Goal:
Please give the entries again in full and exactly, without any picture.

Provided material:
——————————

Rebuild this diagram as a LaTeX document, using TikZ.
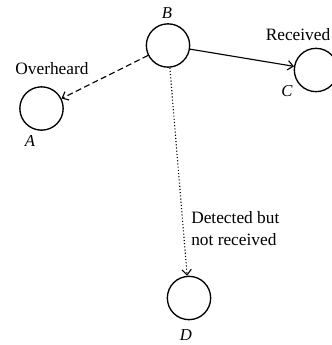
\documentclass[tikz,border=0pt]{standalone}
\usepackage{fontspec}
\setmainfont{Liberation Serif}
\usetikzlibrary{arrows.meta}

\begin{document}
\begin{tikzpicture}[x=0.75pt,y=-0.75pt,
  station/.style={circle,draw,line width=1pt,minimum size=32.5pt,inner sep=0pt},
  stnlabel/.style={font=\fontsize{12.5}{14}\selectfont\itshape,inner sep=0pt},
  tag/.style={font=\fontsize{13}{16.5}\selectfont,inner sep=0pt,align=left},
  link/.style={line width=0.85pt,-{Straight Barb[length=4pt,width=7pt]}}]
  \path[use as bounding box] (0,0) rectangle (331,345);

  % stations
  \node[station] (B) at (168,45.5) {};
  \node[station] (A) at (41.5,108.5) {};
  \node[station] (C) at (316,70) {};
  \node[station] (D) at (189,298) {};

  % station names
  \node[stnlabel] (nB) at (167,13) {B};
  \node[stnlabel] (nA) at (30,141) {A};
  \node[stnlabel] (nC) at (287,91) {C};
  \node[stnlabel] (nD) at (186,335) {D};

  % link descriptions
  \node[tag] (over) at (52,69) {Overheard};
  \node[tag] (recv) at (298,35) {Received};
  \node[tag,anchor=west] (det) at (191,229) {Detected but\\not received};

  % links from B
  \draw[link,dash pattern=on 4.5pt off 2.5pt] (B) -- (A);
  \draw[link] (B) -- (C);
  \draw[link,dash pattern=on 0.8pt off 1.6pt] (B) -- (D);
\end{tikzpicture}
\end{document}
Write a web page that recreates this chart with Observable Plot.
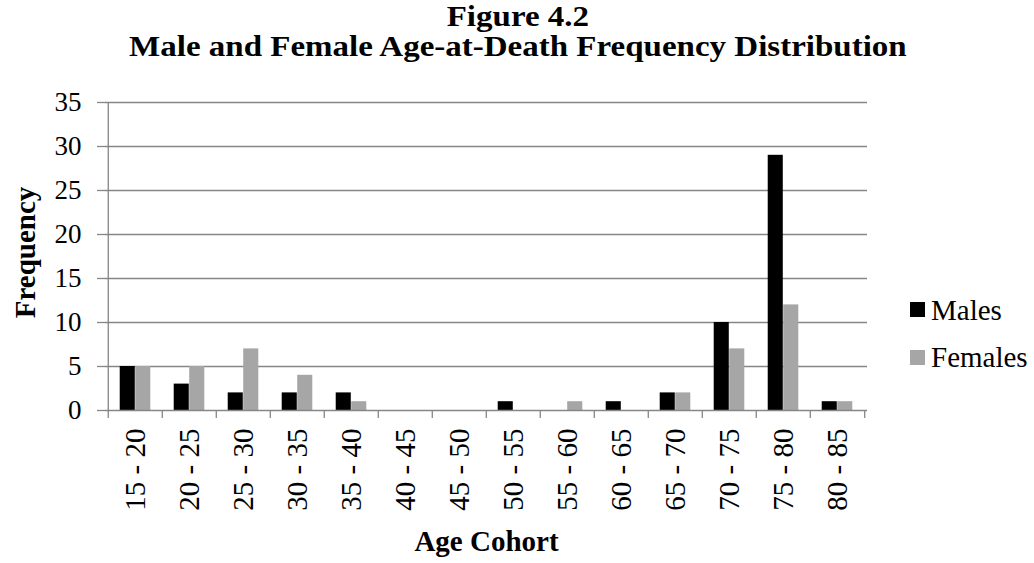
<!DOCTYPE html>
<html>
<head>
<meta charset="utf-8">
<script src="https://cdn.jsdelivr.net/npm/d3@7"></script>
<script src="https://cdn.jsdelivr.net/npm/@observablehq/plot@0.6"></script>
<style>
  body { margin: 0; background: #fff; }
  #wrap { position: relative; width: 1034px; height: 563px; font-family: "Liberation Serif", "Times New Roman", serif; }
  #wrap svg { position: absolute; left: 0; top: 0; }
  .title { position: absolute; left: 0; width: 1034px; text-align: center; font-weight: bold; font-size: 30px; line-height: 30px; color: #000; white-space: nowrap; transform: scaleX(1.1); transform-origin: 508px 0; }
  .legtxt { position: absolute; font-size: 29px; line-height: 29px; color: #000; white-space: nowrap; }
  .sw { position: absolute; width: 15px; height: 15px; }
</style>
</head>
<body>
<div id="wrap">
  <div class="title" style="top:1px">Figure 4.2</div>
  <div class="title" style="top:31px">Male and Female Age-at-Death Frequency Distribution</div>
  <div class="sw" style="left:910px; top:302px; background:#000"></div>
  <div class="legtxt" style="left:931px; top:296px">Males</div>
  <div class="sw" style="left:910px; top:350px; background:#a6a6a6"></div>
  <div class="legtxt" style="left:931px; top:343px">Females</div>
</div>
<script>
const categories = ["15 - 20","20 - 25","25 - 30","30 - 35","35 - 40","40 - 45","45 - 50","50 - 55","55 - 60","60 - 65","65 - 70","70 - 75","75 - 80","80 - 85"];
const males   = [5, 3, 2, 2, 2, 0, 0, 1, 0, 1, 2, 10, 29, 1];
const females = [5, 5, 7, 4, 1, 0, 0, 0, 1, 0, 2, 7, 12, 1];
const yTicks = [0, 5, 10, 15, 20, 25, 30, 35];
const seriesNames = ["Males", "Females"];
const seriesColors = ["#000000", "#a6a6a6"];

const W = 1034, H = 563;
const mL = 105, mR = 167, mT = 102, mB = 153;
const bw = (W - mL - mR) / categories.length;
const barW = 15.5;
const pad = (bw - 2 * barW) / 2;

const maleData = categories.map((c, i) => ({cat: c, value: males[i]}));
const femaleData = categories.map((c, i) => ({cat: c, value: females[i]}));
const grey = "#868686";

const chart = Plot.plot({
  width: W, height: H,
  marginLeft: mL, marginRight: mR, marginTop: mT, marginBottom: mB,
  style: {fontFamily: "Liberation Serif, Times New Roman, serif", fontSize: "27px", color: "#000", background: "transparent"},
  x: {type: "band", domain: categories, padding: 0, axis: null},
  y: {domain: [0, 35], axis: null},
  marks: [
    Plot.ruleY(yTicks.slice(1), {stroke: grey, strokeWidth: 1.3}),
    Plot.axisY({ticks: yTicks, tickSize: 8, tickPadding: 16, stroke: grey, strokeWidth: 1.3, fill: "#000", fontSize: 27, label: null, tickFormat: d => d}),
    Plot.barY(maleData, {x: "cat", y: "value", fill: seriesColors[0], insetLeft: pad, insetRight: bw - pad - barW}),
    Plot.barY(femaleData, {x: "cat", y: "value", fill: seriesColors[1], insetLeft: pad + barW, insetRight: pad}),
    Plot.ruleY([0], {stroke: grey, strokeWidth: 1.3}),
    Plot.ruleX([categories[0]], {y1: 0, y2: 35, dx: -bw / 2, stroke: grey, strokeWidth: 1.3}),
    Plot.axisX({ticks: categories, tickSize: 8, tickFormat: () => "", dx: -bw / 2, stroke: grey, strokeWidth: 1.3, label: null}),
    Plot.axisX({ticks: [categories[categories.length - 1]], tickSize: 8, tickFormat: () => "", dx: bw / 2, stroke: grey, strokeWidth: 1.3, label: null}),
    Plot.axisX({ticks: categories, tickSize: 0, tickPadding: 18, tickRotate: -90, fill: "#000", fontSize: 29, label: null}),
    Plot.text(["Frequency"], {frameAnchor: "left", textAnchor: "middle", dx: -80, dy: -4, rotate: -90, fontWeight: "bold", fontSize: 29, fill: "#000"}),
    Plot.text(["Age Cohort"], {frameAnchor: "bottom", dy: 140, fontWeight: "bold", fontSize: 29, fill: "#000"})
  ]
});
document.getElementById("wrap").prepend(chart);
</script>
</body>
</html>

——————————

Final result:
Rebuild this diagram as a LaTeX document, using TikZ.
\documentclass[tikz,border=0pt]{standalone}
\usepackage{fontspec}
\setmainfont{Liberation Serif}
\usetikzlibrary{arrows.meta}

\begin{document}
\begin{tikzpicture}[x=0.75pt,y=-0.75pt,
  station/.style={circle,draw,line width=1pt,minimum size=32.5pt,inner sep=0pt},
  stnlabel/.style={font=\fontsize{12.5}{14}\selectfont\itshape,inner sep=0pt},
  tag/.style={font=\fontsize{13}{16.5}\selectfont,inner sep=0pt,align=left},
  link/.style={line width=0.85pt,-{Straight Barb[length=4pt,width=7pt]}}]
  \path[use as bounding box] (0,0) rectangle (331,345);

  % stations
  \node[station] (B) at (168,45.5) {};
  \node[station] (A) at (41.5,108.5) {};
  \node[station] (C) at (316,70) {};
  \node[station] (D) at (189,298) {};

  % station names
  \node[stnlabel] (nB) at (167,13) {B};
  \node[stnlabel] (nA) at (30,141) {A};
  \node[stnlabel] (nC) at (287,91) {C};
  \node[stnlabel] (nD) at (186,335) {D};

  % link descriptions
  \node[tag] (over) at (52,69) {Overheard};
  \node[tag] (recv) at (298,35) {Received};
  \node[tag,anchor=west] (det) at (191,229) {Detected but\\not received};

  % links from B
  \draw[link,dash pattern=on 4.5pt off 2.5pt] (B) -- (A);
  \draw[link] (B) -- (C);
  \draw[link,dash pattern=on 0.8pt off 1.6pt] (B) -- (D);
\end{tikzpicture}
\end{document}
Write a web page that recreates this chart with Observable Plot.
<!DOCTYPE html>
<html>
<head>
<meta charset="utf-8">
<script src="https://cdn.jsdelivr.net/npm/d3@7"></script>
<script src="https://cdn.jsdelivr.net/npm/@observablehq/plot@0.6"></script>
<style>
  body { margin: 0; background: #fff; }
  #wrap { position: relative; width: 1034px; height: 563px; font-family: "Liberation Serif", "Times New Roman", serif; }
  #wrap svg { position: absolute; left: 0; top: 0; }
  .title { position: absolute; left: 0; width: 1034px; text-align: center; font-weight: bold; font-size: 30px; line-height: 30px; color: #000; white-space: nowrap; transform: scaleX(1.1); transform-origin: 508px 0; }
  .legtxt { position: absolute; font-size: 29px; line-height: 29px; color: #000; white-space: nowrap; }
  .sw { position: absolute; width: 15px; height: 15px; }
</style>
</head>
<body>
<div id="wrap">
  <div class="title" style="top:1px">Figure 4.2</div>
  <div class="title" style="top:31px">Male and Female Age-at-Death Frequency Distribution</div>
  <div class="sw" style="left:910px; top:302px; background:#000"></div>
  <div class="legtxt" style="left:931px; top:296px">Males</div>
  <div class="sw" style="left:910px; top:350px; background:#a6a6a6"></div>
  <div class="legtxt" style="left:931px; top:343px">Females</div>
</div>
<script>
const categories = ["15 - 20","20 - 25","25 - 30","30 - 35","35 - 40","40 - 45","45 - 50","50 - 55","55 - 60","60 - 65","65 - 70","70 - 75","75 - 80","80 - 85"];
const males   = [5, 3, 2, 2, 2, 0, 0, 1, 0, 1, 2, 10, 29, 1];
const females = [5, 5, 7, 4, 1, 0, 0, 0, 1, 0, 2, 7, 12, 1];
const yTicks = [0, 5, 10, 15, 20, 25, 30, 35];
const seriesNames = ["Males", "Females"];
const seriesColors = ["#000000", "#a6a6a6"];

const W = 1034, H = 563;
const mL = 105, mR = 167, mT = 102, mB = 153;
const bw = (W - mL - mR) / categories.length;
const barW = 15.5;
const pad = (bw - 2 * barW) / 2;

const maleData = categories.map((c, i) => ({cat: c, value: males[i]}));
const femaleData = categories.map((c, i) => ({cat: c, value: females[i]}));
const grey = "#868686";

const chart = Plot.plot({
  width: W, height: H,
  marginLeft: mL, marginRight: mR, marginTop: mT, marginBottom: mB,
  style: {fontFamily: "Liberation Serif, Times New Roman, serif", fontSize: "27px", color: "#000", background: "transparent"},
  x: {type: "band", domain: categories, padding: 0, axis: null},
  y: {domain: [0, 35], axis: null},
  marks: [
    Plot.ruleY(yTicks.slice(1), {stroke: grey, strokeWidth: 1.3}),
    Plot.axisY({ticks: yTicks, tickSize: 8, tickPadding: 16, stroke: grey, strokeWidth: 1.3, fill: "#000", fontSize: 27, label: null, tickFormat: d => d}),
    Plot.barY(maleData, {x: "cat", y: "value", fill: seriesColors[0], insetLeft: pad, insetRight: bw - pad - barW}),
    Plot.barY(femaleData, {x: "cat", y: "value", fill: seriesColors[1], insetLeft: pad + barW, insetRight: pad}),
    Plot.ruleY([0], {stroke: grey, strokeWidth: 1.3}),
    Plot.ruleX([categories[0]], {y1: 0, y2: 35, dx: -bw / 2, stroke: grey, strokeWidth: 1.3}),
    Plot.axisX({ticks: categories, tickSize: 8, tickFormat: () => "", dx: -bw / 2, stroke: grey, strokeWidth: 1.3, label: null}),
    Plot.axisX({ticks: [categories[categories.length - 1]], tickSize: 8, tickFormat: () => "", dx: bw / 2, stroke: grey, strokeWidth: 1.3, label: null}),
    Plot.axisX({ticks: categories, tickSize: 0, tickPadding: 18, tickRotate: -90, fill: "#000", fontSize: 29, label: null}),
    Plot.text(["Frequency"], {frameAnchor: "left", textAnchor: "middle", dx: -80, dy: -4, rotate: -90, fontWeight: "bold", fontSize: 29, fill: "#000"}),
    Plot.text(["Age Cohort"], {frameAnchor: "bottom", dy: 140, fontWeight: "bold", fontSize: 29, fill: "#000"})
  ]
});
document.getElementById("wrap").prepend(chart);
</script>
</body>
</html>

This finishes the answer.